** DIRECTIONS FOR THIS TASK **
Write out the data below in full, unchanged, minus the images.

** MATERIAL PROVIDED **
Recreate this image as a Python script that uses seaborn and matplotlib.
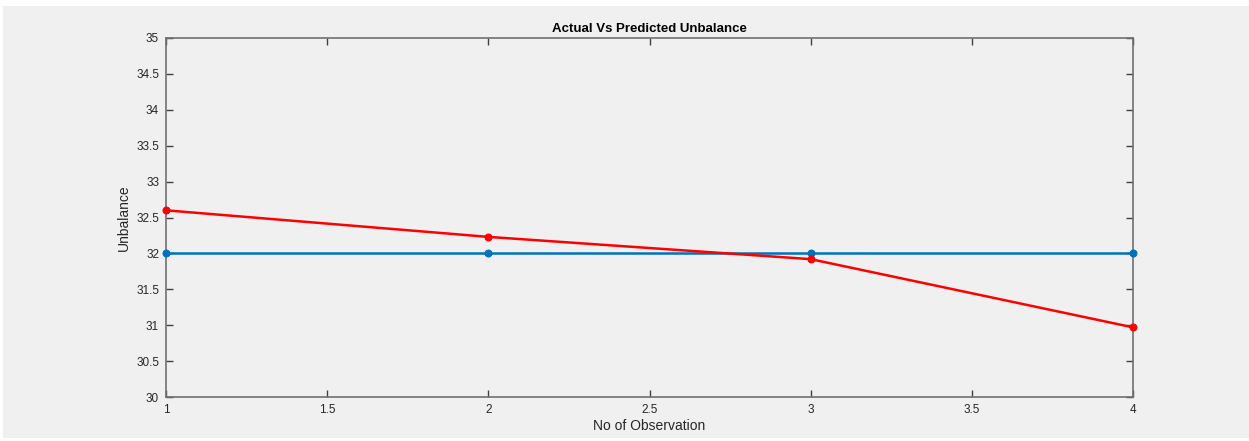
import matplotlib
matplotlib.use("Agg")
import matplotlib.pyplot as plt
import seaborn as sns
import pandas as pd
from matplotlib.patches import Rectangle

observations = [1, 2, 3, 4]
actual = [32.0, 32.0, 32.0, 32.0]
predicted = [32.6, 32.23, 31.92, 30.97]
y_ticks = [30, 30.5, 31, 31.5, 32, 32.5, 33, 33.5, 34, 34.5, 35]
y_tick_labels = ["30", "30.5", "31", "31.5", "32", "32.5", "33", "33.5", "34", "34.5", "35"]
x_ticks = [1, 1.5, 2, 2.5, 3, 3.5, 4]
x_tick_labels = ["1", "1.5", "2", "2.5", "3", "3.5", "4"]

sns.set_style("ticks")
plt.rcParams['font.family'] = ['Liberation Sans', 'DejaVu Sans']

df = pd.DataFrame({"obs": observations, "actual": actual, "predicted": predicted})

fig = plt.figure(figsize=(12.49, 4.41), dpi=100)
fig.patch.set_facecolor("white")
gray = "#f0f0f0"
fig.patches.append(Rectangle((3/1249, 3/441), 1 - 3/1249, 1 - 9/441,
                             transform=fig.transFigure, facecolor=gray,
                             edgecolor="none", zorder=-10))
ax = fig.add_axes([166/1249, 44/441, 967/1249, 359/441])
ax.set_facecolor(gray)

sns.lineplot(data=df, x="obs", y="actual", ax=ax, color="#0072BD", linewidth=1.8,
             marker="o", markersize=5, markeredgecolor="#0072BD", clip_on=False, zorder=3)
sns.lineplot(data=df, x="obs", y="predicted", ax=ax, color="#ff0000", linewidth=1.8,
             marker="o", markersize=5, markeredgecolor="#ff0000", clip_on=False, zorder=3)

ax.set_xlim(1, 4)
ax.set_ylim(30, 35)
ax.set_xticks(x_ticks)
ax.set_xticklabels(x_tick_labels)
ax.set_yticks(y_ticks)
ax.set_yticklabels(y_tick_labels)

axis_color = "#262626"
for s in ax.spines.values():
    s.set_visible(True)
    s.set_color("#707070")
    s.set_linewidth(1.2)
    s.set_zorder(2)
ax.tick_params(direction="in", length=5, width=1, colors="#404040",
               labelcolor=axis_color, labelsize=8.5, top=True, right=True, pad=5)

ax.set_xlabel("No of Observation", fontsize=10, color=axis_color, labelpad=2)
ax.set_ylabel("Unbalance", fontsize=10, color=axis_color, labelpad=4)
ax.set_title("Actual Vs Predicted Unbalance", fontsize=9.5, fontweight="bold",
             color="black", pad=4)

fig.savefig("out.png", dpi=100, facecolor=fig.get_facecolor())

** SOLUTION BELOW **
Recreate this image as a Python script that uses seaborn and matplotlib.
import matplotlib
matplotlib.use("Agg")
import matplotlib.pyplot as plt
import seaborn as sns
import pandas as pd
from matplotlib.patches import Rectangle

observations = [1, 2, 3, 4]
actual = [32.0, 32.0, 32.0, 32.0]
predicted = [32.6, 32.23, 31.92, 30.97]
y_ticks = [30, 30.5, 31, 31.5, 32, 32.5, 33, 33.5, 34, 34.5, 35]
y_tick_labels = ["30", "30.5", "31", "31.5", "32", "32.5", "33", "33.5", "34", "34.5", "35"]
x_ticks = [1, 1.5, 2, 2.5, 3, 3.5, 4]
x_tick_labels = ["1", "1.5", "2", "2.5", "3", "3.5", "4"]

sns.set_style("ticks")
plt.rcParams['font.family'] = ['Liberation Sans', 'DejaVu Sans']

df = pd.DataFrame({"obs": observations, "actual": actual, "predicted": predicted})

fig = plt.figure(figsize=(12.49, 4.41), dpi=100)
fig.patch.set_facecolor("white")
gray = "#f0f0f0"
fig.patches.append(Rectangle((3/1249, 3/441), 1 - 3/1249, 1 - 9/441,
                             transform=fig.transFigure, facecolor=gray,
                             edgecolor="none", zorder=-10))
ax = fig.add_axes([166/1249, 44/441, 967/1249, 359/441])
ax.set_facecolor(gray)

sns.lineplot(data=df, x="obs", y="actual", ax=ax, color="#0072BD", linewidth=1.8,
             marker="o", markersize=5, markeredgecolor="#0072BD", clip_on=False, zorder=3)
sns.lineplot(data=df, x="obs", y="predicted", ax=ax, color="#ff0000", linewidth=1.8,
             marker="o", markersize=5, markeredgecolor="#ff0000", clip_on=False, zorder=3)

ax.set_xlim(1, 4)
ax.set_ylim(30, 35)
ax.set_xticks(x_ticks)
ax.set_xticklabels(x_tick_labels)
ax.set_yticks(y_ticks)
ax.set_yticklabels(y_tick_labels)

axis_color = "#262626"
for s in ax.spines.values():
    s.set_visible(True)
    s.set_color("#707070")
    s.set_linewidth(1.2)
    s.set_zorder(2)
ax.tick_params(direction="in", length=5, width=1, colors="#404040",
               labelcolor=axis_color, labelsize=8.5, top=True, right=True, pad=5)

ax.set_xlabel("No of Observation", fontsize=10, color=axis_color, labelpad=2)
ax.set_ylabel("Unbalance", fontsize=10, color=axis_color, labelpad=4)
ax.set_title("Actual Vs Predicted Unbalance", fontsize=9.5, fontweight="bold",
             color="black", pad=4)

fig.savefig("out.png", dpi=100, facecolor=fig.get_facecolor())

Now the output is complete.